--- Start Dataset extract ---

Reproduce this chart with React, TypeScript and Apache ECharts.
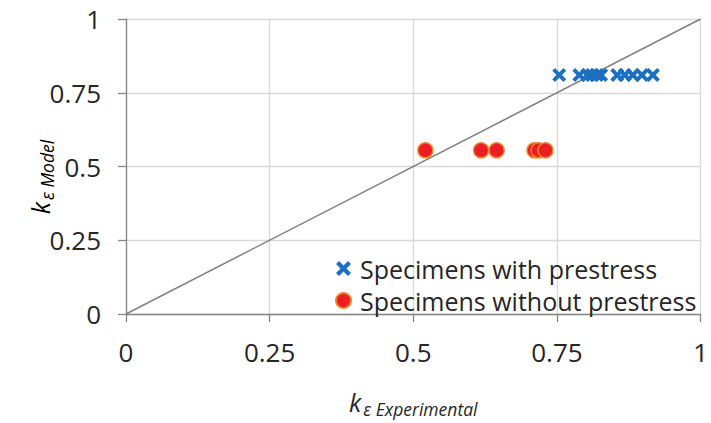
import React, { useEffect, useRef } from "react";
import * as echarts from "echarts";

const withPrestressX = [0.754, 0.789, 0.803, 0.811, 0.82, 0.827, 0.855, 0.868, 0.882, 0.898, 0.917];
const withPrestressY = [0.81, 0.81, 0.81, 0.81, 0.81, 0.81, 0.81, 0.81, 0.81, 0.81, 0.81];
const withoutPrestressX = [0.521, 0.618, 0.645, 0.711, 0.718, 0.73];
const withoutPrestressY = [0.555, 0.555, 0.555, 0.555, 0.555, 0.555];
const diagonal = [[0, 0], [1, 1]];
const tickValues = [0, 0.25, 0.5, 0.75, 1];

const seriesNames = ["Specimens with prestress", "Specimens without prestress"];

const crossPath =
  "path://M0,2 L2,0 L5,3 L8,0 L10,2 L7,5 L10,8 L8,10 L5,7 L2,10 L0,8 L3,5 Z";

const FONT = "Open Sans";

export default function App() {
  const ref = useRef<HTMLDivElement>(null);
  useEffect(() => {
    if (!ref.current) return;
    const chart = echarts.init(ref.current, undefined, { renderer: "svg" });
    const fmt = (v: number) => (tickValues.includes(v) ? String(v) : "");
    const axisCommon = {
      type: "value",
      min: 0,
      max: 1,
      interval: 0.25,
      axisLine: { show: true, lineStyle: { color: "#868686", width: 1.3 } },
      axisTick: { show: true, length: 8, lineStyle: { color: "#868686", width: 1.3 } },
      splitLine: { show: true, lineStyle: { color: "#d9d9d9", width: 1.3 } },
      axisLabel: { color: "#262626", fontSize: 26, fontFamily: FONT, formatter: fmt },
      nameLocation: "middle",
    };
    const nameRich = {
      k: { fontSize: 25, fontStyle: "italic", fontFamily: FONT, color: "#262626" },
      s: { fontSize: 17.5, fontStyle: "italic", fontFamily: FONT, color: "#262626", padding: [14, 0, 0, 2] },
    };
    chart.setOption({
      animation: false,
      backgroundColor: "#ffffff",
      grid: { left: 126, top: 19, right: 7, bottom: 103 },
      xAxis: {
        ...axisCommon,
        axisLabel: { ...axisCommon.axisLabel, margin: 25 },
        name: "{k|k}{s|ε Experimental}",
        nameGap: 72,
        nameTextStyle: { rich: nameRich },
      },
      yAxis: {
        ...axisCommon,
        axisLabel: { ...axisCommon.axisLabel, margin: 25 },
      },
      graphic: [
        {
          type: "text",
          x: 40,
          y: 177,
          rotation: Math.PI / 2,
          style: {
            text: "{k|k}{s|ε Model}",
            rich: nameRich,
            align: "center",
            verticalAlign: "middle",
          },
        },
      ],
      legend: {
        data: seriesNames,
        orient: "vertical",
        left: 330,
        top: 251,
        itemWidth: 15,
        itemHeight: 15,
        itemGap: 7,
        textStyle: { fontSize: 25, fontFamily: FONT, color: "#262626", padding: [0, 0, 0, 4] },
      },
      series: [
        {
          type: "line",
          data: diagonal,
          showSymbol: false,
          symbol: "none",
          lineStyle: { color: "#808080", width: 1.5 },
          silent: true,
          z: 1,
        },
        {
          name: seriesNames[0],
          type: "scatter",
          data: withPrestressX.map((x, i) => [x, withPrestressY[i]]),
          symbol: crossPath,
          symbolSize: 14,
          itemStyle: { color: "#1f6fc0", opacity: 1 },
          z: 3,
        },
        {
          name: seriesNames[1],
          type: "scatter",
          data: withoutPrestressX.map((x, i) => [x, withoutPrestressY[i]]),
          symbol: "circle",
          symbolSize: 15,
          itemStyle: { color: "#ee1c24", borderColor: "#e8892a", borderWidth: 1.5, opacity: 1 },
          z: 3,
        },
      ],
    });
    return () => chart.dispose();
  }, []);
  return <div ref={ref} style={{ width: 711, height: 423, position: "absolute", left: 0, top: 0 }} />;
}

--- End Dataset extract ---

What you need to do:
Copy each line above precisely, dropping the pictures.

Result of the task:
Reproduce this chart with React, TypeScript and Apache ECharts.
import React, { useEffect, useRef } from "react";
import * as echarts from "echarts";

const withPrestressX = [0.754, 0.789, 0.803, 0.811, 0.82, 0.827, 0.855, 0.868, 0.882, 0.898, 0.917];
const withPrestressY = [0.81, 0.81, 0.81, 0.81, 0.81, 0.81, 0.81, 0.81, 0.81, 0.81, 0.81];
const withoutPrestressX = [0.521, 0.618, 0.645, 0.711, 0.718, 0.73];
const withoutPrestressY = [0.555, 0.555, 0.555, 0.555, 0.555, 0.555];
const diagonal = [[0, 0], [1, 1]];
const tickValues = [0, 0.25, 0.5, 0.75, 1];

const seriesNames = ["Specimens with prestress", "Specimens without prestress"];

const crossPath =
  "path://M0,2 L2,0 L5,3 L8,0 L10,2 L7,5 L10,8 L8,10 L5,7 L2,10 L0,8 L3,5 Z";

const FONT = "Open Sans";

export default function App() {
  const ref = useRef<HTMLDivElement>(null);
  useEffect(() => {
    if (!ref.current) return;
    const chart = echarts.init(ref.current, undefined, { renderer: "svg" });
    const fmt = (v: number) => (tickValues.includes(v) ? String(v) : "");
    const axisCommon = {
      type: "value",
      min: 0,
      max: 1,
      interval: 0.25,
      axisLine: { show: true, lineStyle: { color: "#868686", width: 1.3 } },
      axisTick: { show: true, length: 8, lineStyle: { color: "#868686", width: 1.3 } },
      splitLine: { show: true, lineStyle: { color: "#d9d9d9", width: 1.3 } },
      axisLabel: { color: "#262626", fontSize: 26, fontFamily: FONT, formatter: fmt },
      nameLocation: "middle",
    };
    const nameRich = {
      k: { fontSize: 25, fontStyle: "italic", fontFamily: FONT, color: "#262626" },
      s: { fontSize: 17.5, fontStyle: "italic", fontFamily: FONT, color: "#262626", padding: [14, 0, 0, 2] },
    };
    chart.setOption({
      animation: false,
      backgroundColor: "#ffffff",
      grid: { left: 126, top: 19, right: 7, bottom: 103 },
      xAxis: {
        ...axisCommon,
        axisLabel: { ...axisCommon.axisLabel, margin: 25 },
        name: "{k|k}{s|ε Experimental}",
        nameGap: 72,
        nameTextStyle: { rich: nameRich },
      },
      yAxis: {
        ...axisCommon,
        axisLabel: { ...axisCommon.axisLabel, margin: 25 },
      },
      graphic: [
        {
          type: "text",
          x: 40,
          y: 177,
          rotation: Math.PI / 2,
          style: {
            text: "{k|k}{s|ε Model}",
            rich: nameRich,
            align: "center",
            verticalAlign: "middle",
          },
        },
      ],
      legend: {
        data: seriesNames,
        orient: "vertical",
        left: 330,
        top: 251,
        itemWidth: 15,
        itemHeight: 15,
        itemGap: 7,
        textStyle: { fontSize: 25, fontFamily: FONT, color: "#262626", padding: [0, 0, 0, 4] },
      },
      series: [
        {
          type: "line",
          data: diagonal,
          showSymbol: false,
          symbol: "none",
          lineStyle: { color: "#808080", width: 1.5 },
          silent: true,
          z: 1,
        },
        {
          name: seriesNames[0],
          type: "scatter",
          data: withPrestressX.map((x, i) => [x, withPrestressY[i]]),
          symbol: crossPath,
          symbolSize: 14,
          itemStyle: { color: "#1f6fc0", opacity: 1 },
          z: 3,
        },
        {
          name: seriesNames[1],
          type: "scatter",
          data: withoutPrestressX.map((x, i) => [x, withoutPrestressY[i]]),
          symbol: "circle",
          symbolSize: 15,
          itemStyle: { color: "#ee1c24", borderColor: "#e8892a", borderWidth: 1.5, opacity: 1 },
          z: 3,
        },
      ],
    });
    return () => chart.dispose();
  }, []);
  return <div ref={ref} style={{ width: 711, height: 423, position: "absolute", left: 0, top: 0 }} />;
}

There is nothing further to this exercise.